PROBLEM DESCRIPTION:
Tell how many lines have the string "diagram" in them, and write nothing besides the number.

--- start of DATA PROVIDED ---

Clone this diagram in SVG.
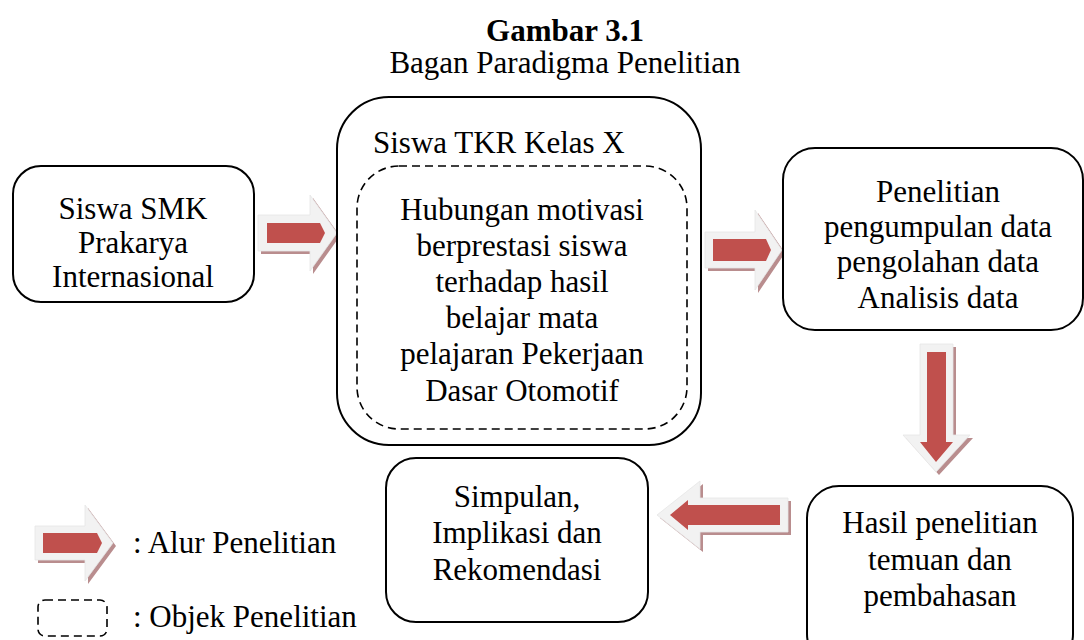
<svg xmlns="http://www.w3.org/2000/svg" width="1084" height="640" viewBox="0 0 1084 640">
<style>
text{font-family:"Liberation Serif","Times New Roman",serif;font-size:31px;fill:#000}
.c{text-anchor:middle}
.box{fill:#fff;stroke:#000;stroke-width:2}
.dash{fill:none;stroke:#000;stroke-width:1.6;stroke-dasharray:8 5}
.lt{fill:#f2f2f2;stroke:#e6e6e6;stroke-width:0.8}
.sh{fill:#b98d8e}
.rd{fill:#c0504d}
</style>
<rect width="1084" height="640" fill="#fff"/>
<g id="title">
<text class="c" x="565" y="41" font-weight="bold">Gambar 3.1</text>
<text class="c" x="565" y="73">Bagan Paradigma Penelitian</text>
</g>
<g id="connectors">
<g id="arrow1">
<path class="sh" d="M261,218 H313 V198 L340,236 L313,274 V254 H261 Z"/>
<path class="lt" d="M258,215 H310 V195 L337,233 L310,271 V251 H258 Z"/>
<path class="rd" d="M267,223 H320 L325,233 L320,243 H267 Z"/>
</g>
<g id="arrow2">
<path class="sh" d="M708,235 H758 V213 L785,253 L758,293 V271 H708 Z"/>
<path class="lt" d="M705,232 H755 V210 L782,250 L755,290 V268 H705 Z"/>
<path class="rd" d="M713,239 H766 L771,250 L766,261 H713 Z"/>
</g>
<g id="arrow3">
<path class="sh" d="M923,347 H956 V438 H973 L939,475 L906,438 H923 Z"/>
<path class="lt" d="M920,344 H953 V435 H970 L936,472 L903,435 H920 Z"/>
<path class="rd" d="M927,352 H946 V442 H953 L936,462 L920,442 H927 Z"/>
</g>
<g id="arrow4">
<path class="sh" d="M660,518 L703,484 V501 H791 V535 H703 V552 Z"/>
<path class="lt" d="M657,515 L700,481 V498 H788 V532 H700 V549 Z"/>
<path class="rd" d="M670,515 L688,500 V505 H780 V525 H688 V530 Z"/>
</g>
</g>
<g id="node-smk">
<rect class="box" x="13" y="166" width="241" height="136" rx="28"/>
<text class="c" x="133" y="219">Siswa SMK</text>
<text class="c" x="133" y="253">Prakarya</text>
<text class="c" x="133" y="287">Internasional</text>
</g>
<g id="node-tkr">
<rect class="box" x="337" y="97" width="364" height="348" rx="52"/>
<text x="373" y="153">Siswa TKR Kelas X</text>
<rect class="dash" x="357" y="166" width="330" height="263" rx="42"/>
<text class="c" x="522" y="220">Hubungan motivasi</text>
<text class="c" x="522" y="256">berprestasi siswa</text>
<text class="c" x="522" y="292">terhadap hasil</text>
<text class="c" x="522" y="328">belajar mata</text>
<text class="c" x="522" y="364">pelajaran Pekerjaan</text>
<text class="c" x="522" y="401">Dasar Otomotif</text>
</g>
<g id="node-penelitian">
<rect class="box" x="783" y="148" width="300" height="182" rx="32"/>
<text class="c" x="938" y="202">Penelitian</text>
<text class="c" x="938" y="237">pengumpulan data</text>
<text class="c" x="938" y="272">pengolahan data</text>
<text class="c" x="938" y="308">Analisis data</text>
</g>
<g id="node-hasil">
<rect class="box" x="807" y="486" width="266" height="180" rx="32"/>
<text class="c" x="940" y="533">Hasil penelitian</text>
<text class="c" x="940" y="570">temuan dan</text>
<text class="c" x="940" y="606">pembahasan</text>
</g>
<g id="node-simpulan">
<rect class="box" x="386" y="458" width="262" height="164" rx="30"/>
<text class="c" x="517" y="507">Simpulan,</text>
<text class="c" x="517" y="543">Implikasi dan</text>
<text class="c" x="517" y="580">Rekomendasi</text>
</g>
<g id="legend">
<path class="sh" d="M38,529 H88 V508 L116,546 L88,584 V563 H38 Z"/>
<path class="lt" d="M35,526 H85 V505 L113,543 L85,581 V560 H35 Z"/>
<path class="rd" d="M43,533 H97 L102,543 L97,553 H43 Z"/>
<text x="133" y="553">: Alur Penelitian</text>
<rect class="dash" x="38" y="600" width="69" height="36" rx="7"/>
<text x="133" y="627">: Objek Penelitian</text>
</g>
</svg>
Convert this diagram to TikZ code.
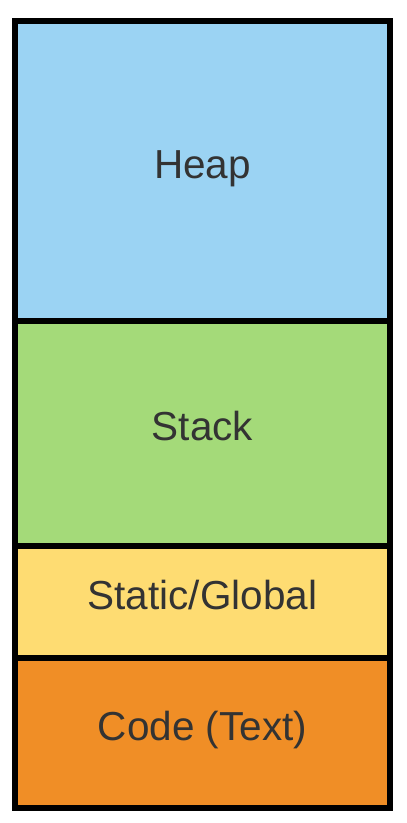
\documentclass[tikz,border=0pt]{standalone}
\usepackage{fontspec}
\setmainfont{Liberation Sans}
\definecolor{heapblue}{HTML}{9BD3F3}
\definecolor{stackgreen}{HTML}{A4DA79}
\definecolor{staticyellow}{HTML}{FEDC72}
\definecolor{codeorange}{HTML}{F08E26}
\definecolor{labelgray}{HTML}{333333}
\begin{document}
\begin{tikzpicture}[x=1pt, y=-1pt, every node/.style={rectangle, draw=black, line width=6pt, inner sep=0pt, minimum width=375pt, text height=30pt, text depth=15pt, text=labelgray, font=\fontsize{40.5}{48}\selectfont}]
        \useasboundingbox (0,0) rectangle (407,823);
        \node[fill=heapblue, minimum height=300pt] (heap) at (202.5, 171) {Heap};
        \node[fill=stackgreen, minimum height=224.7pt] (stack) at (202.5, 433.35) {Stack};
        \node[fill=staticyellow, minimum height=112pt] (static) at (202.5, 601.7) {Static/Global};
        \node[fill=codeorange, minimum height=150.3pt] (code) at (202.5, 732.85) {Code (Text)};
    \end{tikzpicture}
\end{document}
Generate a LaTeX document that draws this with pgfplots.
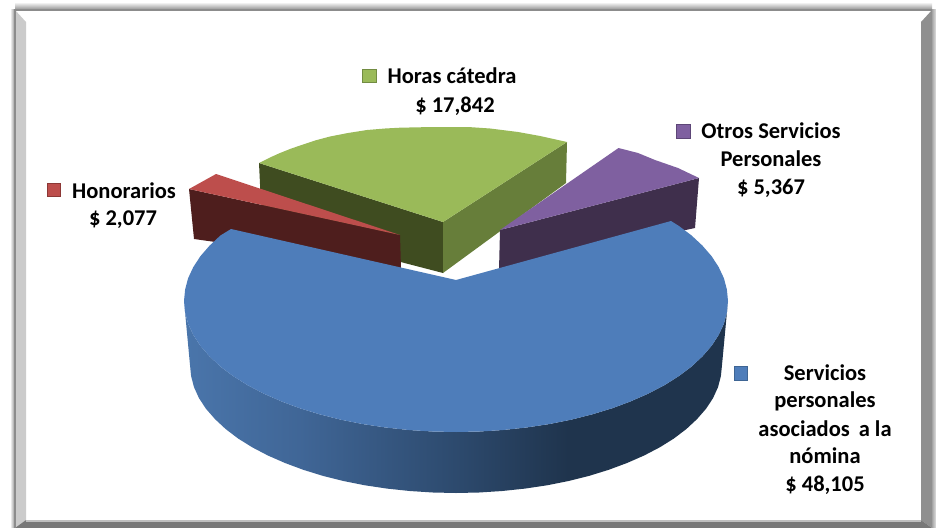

--- end of DATA PROVIDED ---

RESULT OF THE EXERCISE:
2